Anne Bigham, a Special Education Moderate to Severe teacher at Cordova High, said, “We do have a lot of service providers and a lot of services that are offered to our kids. And they do try their best to give our kids what they need. I think the biggest obstacle we face is staffing. If we don’t have the right staff, then we don’t have the ability to help students.”

Although Cordova High has many available resources for its special needs students, oftentimes adequate funding can still be a problem.

Bingham said, “We’re working on it. Some of the admin team is trying to figure out a way but I’ve only been here for a few years…it’s been a weird time to move in here. But in the past it was like a funding issue because culinary and those programs are academies. I understand but also, (my students) would love to be there. We cook every week in this classroom.”

Jayson Broadbent, a paraeducator at Cordova High for Moderate to Severe, said that when it comes to special needs education, kindness and acceptance are essential.

“There’s some schools that have, it seems, their own private school for special education kids, to be more accepting of other (students),” he said. “I can think of a few kids in our program and they’ll insist that they’re normal kids. They’re like, oh, I shouldn’t be in here. It makes them feel bad.”

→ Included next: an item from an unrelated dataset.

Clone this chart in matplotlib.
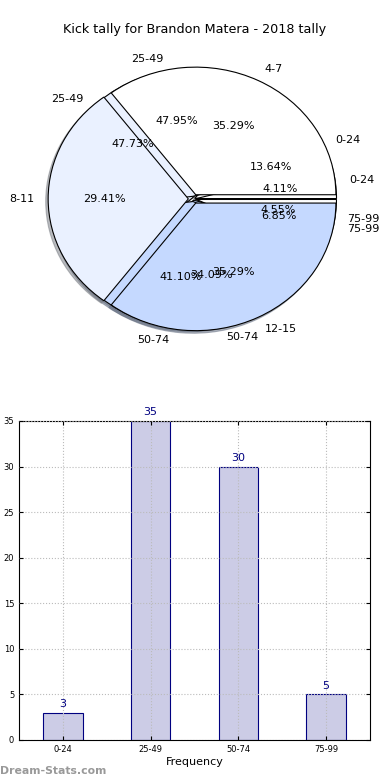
import matplotlib
matplotlib.use('Agg')
import matplotlib.pyplot as plt

# kicks per quarter-band (pie A) and per distance band (pies B, C)
quarter_labels = ['4-7', '8-11', '12-15']
quarter_kicks = [6, 5, 6]
band_labels = ['0-24', '25-49', '50-74', '75-99']
band_kicks_b = [3, 35, 30, 5]
band_kicks_c = [6, 21, 15, 2]

# bar chart data
bar_labels = ['0-24', '25-49', '50-74', '75-99']
bar_values = [3, 35, 30, 5]

pie_colors = ['white', '#eaf1ff', '#c5d9ff']
shadow = dict(ox=-0.012, oy=-0.014, shade=0.5)
edge = dict(edgecolor='black', linewidth=0.8)

fig = plt.figure(figsize=(3.9, 7.8), dpi=100)

# pie section
ax1 = fig.add_axes([0.028, 0.532, 0.936, 0.426])
ax1.pie(band_kicks_c, labels=band_labels, autopct='%1.2f%%',
        colors=pie_colors + ['white'], shadow=shadow, radius=0.96,
        explode=[0.01] * 4, wedgeprops=edge, textprops=dict(fontsize=8))
ax1.pie(band_kicks_b, labels=band_labels, autopct='%1.2f%%',
        colors=pie_colors + ['white'], shadow=shadow, radius=0.96,
        explode=[0.02] * 4, wedgeprops=edge, textprops=dict(fontsize=8))
ax1.pie(quarter_kicks, labels=quarter_labels, autopct='%1.2f%%',
        colors=pie_colors, shadow=shadow, radius=0.96,
        explode=[0.035] * 3, wedgeprops=edge, textprops=dict(fontsize=8))
ax1.set_aspect('auto')
ax1.set_xlim(-1.25, 1.25)
ax1.set_ylim(-1.25, 1.25)

fig.text(0.5, 0.962, 'Kick tally for Brandon Matera - 2018 tally',
         ha='center', va='center', fontsize=9.2)

# bar section
ax2 = fig.add_axes([0.0487, 0.0513, 0.9, 0.409])
x = range(len(bar_values))
bars = ax2.bar(x, bar_values, width=0.45, color='#ccccE6', edgecolor='navy', linewidth=0.8)
for b, v in zip(bars, bar_values):
    ax2.text(b.get_x() + b.get_width() / 2, v + 0.4, str(v),
             ha='center', va='bottom', color='navy', fontsize=8)
ax2.set_xlim(-0.5, 3.5)
ax2.set_ylim(0, 35)
ax2.set_xticks(list(x))
ax2.set_xticklabels(bar_labels)
ax2.set_yticks(range(0, 36, 5))
ax2.tick_params(labelsize=6, direction='in', top=True, right=True, length=3)
ax2.grid(True, linestyle=':', color='#bbbbbb', linewidth=0.8)
ax2.set_axisbelow(False)
ax2.set_xlabel('Frequency', fontsize=8, labelpad=2)
ax2.set_ylabel('Distance Intervals', fontsize=8)
ax2.yaxis.set_label_coords(-0.062, 0.5)

fig.text(0.0, 0.012, 'Dream-Stats.com', color='#999999', fontsize=7.8,
         fontweight='bold', ha='left', va='center')

fig.savefig('out.png', dpi=100)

The next step after high school is daunting for everyone, but for disabled and special needs students, getting into college, even community college, is especially challenging.

Bigham said, “With the community colleges today, they have programs for people with disabilities. But even those programs are for the kids that are pretty high in terms of academics, whereas the kids in my classroom, I have kids that are identifying letters, numbers, and I have kids that are reading at a third grade level.

“So I have a really big spectrum, but like the community college would only take the kids that can read at third or fourth grade level and can write. They advertise that we have all these options, but then it’s actually not really super inclusive for all of the kids.”